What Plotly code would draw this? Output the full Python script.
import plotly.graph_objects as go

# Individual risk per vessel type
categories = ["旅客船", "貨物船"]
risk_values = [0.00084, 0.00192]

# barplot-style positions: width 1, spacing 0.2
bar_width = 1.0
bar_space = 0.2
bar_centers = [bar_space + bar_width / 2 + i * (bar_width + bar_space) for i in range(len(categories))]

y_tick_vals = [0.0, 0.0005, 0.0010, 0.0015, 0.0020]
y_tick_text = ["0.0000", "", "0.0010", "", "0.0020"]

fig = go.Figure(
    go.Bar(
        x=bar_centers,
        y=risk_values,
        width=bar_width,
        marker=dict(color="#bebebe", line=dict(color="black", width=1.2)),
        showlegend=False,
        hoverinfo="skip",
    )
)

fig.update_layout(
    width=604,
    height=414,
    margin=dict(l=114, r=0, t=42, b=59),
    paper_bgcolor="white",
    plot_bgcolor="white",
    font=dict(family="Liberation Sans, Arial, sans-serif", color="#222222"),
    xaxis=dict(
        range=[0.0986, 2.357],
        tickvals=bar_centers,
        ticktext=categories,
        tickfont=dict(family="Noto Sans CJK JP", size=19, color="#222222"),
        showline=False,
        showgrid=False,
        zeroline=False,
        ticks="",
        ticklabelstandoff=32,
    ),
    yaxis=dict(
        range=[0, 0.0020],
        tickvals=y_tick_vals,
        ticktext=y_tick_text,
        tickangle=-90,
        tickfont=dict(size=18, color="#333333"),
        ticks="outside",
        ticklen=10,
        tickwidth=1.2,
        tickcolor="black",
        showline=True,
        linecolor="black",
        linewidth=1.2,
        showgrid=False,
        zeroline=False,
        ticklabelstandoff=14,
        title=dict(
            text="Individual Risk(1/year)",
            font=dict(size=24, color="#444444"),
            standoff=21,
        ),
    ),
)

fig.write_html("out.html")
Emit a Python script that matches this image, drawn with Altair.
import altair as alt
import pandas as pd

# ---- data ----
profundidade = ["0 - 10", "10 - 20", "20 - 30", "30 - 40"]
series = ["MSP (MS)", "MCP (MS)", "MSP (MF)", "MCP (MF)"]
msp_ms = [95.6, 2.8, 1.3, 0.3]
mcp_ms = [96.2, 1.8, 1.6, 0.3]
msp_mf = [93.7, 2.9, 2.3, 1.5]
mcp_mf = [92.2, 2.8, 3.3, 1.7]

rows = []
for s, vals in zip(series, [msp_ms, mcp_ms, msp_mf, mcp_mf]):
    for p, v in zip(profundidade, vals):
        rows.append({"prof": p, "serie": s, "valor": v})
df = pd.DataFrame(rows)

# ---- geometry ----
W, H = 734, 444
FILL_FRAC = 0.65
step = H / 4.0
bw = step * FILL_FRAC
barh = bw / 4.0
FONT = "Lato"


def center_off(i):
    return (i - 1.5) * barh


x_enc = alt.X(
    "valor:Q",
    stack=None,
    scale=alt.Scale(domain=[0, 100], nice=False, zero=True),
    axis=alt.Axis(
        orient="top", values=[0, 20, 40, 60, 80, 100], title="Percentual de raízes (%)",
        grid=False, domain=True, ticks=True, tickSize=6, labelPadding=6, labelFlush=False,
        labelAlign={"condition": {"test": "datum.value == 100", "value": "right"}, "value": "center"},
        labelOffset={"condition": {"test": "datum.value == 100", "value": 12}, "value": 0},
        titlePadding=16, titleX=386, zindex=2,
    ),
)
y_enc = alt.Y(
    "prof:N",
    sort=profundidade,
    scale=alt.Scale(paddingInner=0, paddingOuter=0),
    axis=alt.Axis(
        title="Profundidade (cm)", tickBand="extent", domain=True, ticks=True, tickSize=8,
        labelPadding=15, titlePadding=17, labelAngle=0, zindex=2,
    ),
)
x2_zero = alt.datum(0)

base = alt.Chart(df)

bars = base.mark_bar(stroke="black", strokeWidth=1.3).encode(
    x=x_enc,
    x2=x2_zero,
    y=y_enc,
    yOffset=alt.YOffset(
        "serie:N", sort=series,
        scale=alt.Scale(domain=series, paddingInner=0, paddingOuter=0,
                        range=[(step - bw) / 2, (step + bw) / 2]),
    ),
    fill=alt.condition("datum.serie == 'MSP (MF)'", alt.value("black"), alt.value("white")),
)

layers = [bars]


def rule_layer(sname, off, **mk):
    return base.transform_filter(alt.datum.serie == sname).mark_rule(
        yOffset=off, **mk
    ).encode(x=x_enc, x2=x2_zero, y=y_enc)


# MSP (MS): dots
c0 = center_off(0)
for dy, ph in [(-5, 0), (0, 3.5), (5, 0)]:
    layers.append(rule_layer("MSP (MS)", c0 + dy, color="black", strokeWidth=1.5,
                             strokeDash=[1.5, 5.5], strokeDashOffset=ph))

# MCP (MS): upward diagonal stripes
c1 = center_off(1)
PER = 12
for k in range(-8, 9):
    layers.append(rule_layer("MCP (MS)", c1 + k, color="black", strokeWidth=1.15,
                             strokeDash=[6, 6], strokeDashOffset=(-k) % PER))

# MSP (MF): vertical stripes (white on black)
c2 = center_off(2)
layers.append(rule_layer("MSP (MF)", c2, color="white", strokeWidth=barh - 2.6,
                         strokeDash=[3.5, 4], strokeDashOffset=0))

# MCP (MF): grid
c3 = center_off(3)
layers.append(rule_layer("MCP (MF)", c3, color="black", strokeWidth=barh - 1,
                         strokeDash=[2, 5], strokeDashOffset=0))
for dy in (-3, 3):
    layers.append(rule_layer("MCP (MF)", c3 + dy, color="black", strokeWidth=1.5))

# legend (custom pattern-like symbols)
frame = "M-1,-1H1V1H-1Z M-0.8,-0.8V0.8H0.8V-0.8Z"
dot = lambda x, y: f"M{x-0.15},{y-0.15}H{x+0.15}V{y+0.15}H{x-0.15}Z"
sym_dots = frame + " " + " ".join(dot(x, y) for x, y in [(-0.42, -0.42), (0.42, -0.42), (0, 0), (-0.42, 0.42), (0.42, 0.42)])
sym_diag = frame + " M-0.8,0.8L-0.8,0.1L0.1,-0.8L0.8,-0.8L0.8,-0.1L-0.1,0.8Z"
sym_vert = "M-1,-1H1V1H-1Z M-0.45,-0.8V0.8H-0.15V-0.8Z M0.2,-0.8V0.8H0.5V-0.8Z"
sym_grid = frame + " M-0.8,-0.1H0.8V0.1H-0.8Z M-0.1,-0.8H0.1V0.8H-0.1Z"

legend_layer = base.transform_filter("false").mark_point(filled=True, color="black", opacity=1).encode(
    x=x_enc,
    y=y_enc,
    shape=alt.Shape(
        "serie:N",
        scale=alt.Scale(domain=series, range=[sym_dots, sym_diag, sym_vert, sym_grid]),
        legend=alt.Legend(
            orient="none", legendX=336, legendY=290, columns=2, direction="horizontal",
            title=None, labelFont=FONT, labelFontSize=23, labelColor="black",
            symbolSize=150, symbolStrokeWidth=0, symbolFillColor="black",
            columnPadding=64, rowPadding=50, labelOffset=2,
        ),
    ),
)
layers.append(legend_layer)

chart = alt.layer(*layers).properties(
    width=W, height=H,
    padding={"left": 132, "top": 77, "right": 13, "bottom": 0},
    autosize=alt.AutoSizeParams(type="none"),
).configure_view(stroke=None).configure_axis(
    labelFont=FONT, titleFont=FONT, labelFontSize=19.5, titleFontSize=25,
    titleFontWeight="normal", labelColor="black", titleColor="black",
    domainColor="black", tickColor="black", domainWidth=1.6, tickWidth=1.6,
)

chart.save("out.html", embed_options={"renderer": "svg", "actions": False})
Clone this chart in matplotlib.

====

Extract and reproduce exactly the lines opening with the line containing "Emit a Python" and closing with the line containing "base = alt.Chart(df)", inclusive.

Emit a Python script that matches this image, drawn with Altair.
import altair as alt
import pandas as pd

# ---- data ----
profundidade = ["0 - 10", "10 - 20", "20 - 30", "30 - 40"]
series = ["MSP (MS)", "MCP (MS)", "MSP (MF)", "MCP (MF)"]
msp_ms = [95.6, 2.8, 1.3, 0.3]
mcp_ms = [96.2, 1.8, 1.6, 0.3]
msp_mf = [93.7, 2.9, 2.3, 1.5]
mcp_mf = [92.2, 2.8, 3.3, 1.7]

rows = []
for s, vals in zip(series, [msp_ms, mcp_ms, msp_mf, mcp_mf]):
    for p, v in zip(profundidade, vals):
        rows.append({"prof": p, "serie": s, "valor": v})
df = pd.DataFrame(rows)

# ---- geometry ----
W, H = 734, 444
FILL_FRAC = 0.65
step = H / 4.0
bw = step * FILL_FRAC
barh = bw / 4.0
FONT = "Lato"


def center_off(i):
    return (i - 1.5) * barh


x_enc = alt.X(
    "valor:Q",
    stack=None,
    scale=alt.Scale(domain=[0, 100], nice=False, zero=True),
    axis=alt.Axis(
        orient="top", values=[0, 20, 40, 60, 80, 100], title="Percentual de raízes (%)",
        grid=False, domain=True, ticks=True, tickSize=6, labelPadding=6, labelFlush=False,
        labelAlign={"condition": {"test": "datum.value == 100", "value": "right"}, "value": "center"},
        labelOffset={"condition": {"test": "datum.value == 100", "value": 12}, "value": 0},
        titlePadding=16, titleX=386, zindex=2,
    ),
)
y_enc = alt.Y(
    "prof:N",
    sort=profundidade,
    scale=alt.Scale(paddingInner=0, paddingOuter=0),
    axis=alt.Axis(
        title="Profundidade (cm)", tickBand="extent", domain=True, ticks=True, tickSize=8,
        labelPadding=15, titlePadding=17, labelAngle=0, zindex=2,
    ),
)
x2_zero = alt.datum(0)

base = alt.Chart(df)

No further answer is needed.